WRITTEN PROBLEM
Reproduce the section of the listing that begins at the line containing "Rebuild this chart" and finishes at the line containing "s=330, linewidth=3.2, ax=ax, zorder=6)". Include both end lines and nothing beyond them.

━━━━━ DATA LISTING

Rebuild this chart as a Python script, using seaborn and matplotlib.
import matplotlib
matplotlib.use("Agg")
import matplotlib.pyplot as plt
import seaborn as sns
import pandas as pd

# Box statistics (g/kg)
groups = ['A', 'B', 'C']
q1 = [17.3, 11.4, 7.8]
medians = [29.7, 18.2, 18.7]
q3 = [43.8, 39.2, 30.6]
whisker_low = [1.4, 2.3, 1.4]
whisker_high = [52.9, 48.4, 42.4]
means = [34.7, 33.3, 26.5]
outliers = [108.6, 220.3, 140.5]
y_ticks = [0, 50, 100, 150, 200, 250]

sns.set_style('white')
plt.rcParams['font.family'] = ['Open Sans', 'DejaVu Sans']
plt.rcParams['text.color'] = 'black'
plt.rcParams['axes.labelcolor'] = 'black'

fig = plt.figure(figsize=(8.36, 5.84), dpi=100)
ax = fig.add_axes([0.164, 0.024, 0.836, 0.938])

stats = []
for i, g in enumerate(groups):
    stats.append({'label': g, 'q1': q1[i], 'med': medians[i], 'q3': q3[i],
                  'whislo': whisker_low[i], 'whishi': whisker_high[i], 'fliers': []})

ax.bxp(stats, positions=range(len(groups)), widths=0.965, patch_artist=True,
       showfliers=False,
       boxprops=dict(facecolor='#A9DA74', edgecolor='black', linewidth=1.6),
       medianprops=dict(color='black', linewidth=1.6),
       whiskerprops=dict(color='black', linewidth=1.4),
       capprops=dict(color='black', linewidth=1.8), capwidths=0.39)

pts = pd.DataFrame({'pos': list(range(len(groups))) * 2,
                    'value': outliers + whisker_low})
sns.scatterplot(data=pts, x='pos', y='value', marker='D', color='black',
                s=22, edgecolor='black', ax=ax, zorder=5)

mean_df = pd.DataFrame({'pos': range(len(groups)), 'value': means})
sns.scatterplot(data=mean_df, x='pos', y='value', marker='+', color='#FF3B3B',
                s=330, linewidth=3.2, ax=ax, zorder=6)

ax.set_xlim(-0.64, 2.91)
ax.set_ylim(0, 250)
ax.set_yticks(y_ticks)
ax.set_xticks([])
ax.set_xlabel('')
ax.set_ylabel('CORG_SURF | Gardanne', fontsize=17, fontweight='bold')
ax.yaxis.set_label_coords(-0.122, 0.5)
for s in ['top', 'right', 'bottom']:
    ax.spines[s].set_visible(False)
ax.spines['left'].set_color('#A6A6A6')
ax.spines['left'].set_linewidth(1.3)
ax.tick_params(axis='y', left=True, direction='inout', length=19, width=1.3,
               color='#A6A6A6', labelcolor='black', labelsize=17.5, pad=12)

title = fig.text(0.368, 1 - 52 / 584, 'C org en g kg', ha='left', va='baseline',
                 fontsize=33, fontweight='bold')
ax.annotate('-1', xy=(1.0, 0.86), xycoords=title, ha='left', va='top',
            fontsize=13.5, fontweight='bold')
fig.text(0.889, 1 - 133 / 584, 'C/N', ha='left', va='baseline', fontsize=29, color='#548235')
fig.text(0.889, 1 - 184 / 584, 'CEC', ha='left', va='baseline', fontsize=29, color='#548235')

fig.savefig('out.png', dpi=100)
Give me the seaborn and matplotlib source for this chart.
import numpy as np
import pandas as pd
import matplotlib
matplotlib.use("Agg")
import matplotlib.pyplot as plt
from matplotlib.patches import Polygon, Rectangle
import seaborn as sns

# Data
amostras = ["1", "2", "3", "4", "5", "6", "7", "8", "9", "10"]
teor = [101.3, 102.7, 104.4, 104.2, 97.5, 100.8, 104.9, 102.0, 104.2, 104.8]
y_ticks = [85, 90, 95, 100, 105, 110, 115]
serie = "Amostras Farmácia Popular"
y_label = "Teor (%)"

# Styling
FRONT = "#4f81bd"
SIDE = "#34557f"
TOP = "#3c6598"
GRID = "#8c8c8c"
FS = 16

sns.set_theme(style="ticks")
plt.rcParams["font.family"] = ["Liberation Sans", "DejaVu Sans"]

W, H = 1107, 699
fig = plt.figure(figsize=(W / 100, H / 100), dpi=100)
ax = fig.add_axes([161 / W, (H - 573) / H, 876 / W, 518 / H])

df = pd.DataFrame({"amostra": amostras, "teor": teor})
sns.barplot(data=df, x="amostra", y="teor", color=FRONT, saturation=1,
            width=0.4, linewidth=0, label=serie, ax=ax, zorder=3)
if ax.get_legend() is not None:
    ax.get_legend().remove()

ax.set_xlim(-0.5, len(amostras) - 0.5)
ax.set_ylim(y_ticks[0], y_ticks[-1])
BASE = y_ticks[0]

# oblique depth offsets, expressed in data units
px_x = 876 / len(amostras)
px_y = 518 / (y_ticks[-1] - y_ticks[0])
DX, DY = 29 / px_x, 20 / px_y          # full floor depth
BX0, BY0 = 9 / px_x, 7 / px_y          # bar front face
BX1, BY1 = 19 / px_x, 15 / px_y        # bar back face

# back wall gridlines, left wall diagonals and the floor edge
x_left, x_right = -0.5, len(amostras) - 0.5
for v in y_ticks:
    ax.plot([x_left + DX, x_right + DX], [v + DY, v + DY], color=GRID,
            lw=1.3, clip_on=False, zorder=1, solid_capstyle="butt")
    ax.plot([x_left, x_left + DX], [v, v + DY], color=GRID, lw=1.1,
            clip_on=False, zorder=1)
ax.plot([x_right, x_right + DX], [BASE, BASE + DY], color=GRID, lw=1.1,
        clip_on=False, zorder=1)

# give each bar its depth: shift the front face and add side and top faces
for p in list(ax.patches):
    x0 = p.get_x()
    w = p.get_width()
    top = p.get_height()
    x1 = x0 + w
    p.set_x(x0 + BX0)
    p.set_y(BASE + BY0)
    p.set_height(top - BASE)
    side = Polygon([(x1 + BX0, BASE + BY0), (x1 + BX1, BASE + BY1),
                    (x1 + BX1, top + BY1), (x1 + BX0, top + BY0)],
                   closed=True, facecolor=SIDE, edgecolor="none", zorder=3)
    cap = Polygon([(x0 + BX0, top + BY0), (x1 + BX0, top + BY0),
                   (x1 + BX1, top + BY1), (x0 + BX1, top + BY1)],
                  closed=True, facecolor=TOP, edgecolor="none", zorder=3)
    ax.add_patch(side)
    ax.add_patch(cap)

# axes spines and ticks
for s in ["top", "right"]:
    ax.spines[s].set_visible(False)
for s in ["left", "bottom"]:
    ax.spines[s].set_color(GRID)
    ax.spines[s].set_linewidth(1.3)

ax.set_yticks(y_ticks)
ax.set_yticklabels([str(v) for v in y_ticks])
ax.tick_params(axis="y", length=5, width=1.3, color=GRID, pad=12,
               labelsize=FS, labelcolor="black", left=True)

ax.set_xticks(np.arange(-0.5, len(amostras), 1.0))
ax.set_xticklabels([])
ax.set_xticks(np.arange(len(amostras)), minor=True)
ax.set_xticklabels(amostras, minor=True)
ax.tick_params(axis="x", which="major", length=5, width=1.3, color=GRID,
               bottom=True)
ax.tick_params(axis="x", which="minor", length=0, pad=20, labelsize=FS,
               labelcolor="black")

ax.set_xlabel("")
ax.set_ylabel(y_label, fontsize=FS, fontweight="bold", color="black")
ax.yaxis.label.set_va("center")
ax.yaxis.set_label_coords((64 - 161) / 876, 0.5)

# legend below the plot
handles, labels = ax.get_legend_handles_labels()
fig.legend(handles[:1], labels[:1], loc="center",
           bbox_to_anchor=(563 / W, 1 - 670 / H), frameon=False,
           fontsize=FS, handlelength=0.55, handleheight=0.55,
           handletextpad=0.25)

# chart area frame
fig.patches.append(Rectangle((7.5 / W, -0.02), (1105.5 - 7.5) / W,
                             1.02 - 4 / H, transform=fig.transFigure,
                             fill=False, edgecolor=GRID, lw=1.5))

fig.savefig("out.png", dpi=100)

━━━━━━━━━━
━━━━━ DATA LISTING

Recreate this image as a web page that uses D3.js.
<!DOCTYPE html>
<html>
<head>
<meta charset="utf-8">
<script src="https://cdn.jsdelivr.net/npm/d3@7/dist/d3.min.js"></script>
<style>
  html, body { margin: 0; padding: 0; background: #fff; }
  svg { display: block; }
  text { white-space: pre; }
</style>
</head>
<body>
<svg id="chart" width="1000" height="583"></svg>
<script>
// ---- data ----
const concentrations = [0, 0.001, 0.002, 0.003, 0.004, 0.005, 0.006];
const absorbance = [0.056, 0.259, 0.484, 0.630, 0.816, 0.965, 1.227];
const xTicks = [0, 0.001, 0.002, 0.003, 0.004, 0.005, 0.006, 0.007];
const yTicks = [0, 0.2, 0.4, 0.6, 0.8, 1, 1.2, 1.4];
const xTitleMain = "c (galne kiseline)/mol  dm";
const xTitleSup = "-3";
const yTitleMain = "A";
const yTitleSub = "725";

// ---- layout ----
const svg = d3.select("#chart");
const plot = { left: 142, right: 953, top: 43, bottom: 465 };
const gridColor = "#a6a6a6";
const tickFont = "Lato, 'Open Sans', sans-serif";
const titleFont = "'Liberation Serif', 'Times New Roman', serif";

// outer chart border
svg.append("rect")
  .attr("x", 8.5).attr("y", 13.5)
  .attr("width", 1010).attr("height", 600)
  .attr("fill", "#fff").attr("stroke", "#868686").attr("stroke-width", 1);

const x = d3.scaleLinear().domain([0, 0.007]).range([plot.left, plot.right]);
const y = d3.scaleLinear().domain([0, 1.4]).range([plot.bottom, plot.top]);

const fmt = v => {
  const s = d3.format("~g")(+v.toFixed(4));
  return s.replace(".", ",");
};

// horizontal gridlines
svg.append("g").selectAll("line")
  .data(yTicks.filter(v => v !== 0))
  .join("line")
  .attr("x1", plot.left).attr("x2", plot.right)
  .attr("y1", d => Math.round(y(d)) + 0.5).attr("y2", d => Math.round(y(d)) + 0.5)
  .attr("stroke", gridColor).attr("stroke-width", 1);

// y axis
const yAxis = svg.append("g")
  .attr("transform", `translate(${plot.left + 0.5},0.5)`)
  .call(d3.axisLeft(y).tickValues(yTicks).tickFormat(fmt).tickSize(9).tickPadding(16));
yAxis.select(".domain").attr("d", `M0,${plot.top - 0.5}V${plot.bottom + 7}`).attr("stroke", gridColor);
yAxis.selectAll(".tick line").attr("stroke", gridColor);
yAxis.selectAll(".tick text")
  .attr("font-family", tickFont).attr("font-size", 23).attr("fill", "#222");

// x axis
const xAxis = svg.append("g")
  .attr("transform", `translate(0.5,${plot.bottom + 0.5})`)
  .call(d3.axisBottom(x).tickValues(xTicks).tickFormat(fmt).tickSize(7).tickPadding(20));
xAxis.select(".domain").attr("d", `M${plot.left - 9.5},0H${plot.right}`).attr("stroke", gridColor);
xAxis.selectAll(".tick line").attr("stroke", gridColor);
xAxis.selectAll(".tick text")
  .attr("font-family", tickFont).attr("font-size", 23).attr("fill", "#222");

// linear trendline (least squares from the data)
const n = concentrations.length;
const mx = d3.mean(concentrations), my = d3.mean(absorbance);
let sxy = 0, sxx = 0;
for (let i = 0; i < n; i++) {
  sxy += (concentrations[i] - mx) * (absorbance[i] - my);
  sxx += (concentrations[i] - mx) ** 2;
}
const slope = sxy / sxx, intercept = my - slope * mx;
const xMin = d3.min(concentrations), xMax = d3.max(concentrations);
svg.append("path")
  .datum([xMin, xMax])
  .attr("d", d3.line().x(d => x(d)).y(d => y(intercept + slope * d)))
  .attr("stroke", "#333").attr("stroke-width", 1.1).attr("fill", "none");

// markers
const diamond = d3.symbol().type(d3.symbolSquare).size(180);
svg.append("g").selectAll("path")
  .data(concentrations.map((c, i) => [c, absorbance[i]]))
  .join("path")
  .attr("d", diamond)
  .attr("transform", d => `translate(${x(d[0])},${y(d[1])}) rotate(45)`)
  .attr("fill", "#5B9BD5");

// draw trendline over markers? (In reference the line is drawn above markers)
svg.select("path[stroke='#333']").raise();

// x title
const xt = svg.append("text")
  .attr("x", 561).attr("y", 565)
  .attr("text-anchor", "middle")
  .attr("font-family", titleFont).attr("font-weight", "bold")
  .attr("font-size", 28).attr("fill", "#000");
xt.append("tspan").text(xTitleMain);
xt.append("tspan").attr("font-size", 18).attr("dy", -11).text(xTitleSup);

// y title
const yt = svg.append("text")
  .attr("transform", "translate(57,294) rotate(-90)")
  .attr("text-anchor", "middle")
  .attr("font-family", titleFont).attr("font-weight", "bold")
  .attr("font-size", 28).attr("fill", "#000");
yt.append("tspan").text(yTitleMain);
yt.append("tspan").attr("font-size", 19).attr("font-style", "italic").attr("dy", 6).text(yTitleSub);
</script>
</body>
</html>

━━━━━━━━━━

RESULT FOR THIS EXERCISE
Rebuild this chart as a Python script, using seaborn and matplotlib.
import matplotlib
matplotlib.use("Agg")
import matplotlib.pyplot as plt
import seaborn as sns
import pandas as pd

# Box statistics (g/kg)
groups = ['A', 'B', 'C']
q1 = [17.3, 11.4, 7.8]
medians = [29.7, 18.2, 18.7]
q3 = [43.8, 39.2, 30.6]
whisker_low = [1.4, 2.3, 1.4]
whisker_high = [52.9, 48.4, 42.4]
means = [34.7, 33.3, 26.5]
outliers = [108.6, 220.3, 140.5]
y_ticks = [0, 50, 100, 150, 200, 250]

sns.set_style('white')
plt.rcParams['font.family'] = ['Open Sans', 'DejaVu Sans']
plt.rcParams['text.color'] = 'black'
plt.rcParams['axes.labelcolor'] = 'black'

fig = plt.figure(figsize=(8.36, 5.84), dpi=100)
ax = fig.add_axes([0.164, 0.024, 0.836, 0.938])

stats = []
for i, g in enumerate(groups):
    stats.append({'label': g, 'q1': q1[i], 'med': medians[i], 'q3': q3[i],
                  'whislo': whisker_low[i], 'whishi': whisker_high[i], 'fliers': []})

ax.bxp(stats, positions=range(len(groups)), widths=0.965, patch_artist=True,
       showfliers=False,
       boxprops=dict(facecolor='#A9DA74', edgecolor='black', linewidth=1.6),
       medianprops=dict(color='black', linewidth=1.6),
       whiskerprops=dict(color='black', linewidth=1.4),
       capprops=dict(color='black', linewidth=1.8), capwidths=0.39)

pts = pd.DataFrame({'pos': list(range(len(groups))) * 2,
                    'value': outliers + whisker_low})
sns.scatterplot(data=pts, x='pos', y='value', marker='D', color='black',
                s=22, edgecolor='black', ax=ax, zorder=5)

mean_df = pd.DataFrame({'pos': range(len(groups)), 'value': means})
sns.scatterplot(data=mean_df, x='pos', y='value', marker='+', color='#FF3B3B',
                s=330, linewidth=3.2, ax=ax, zorder=6)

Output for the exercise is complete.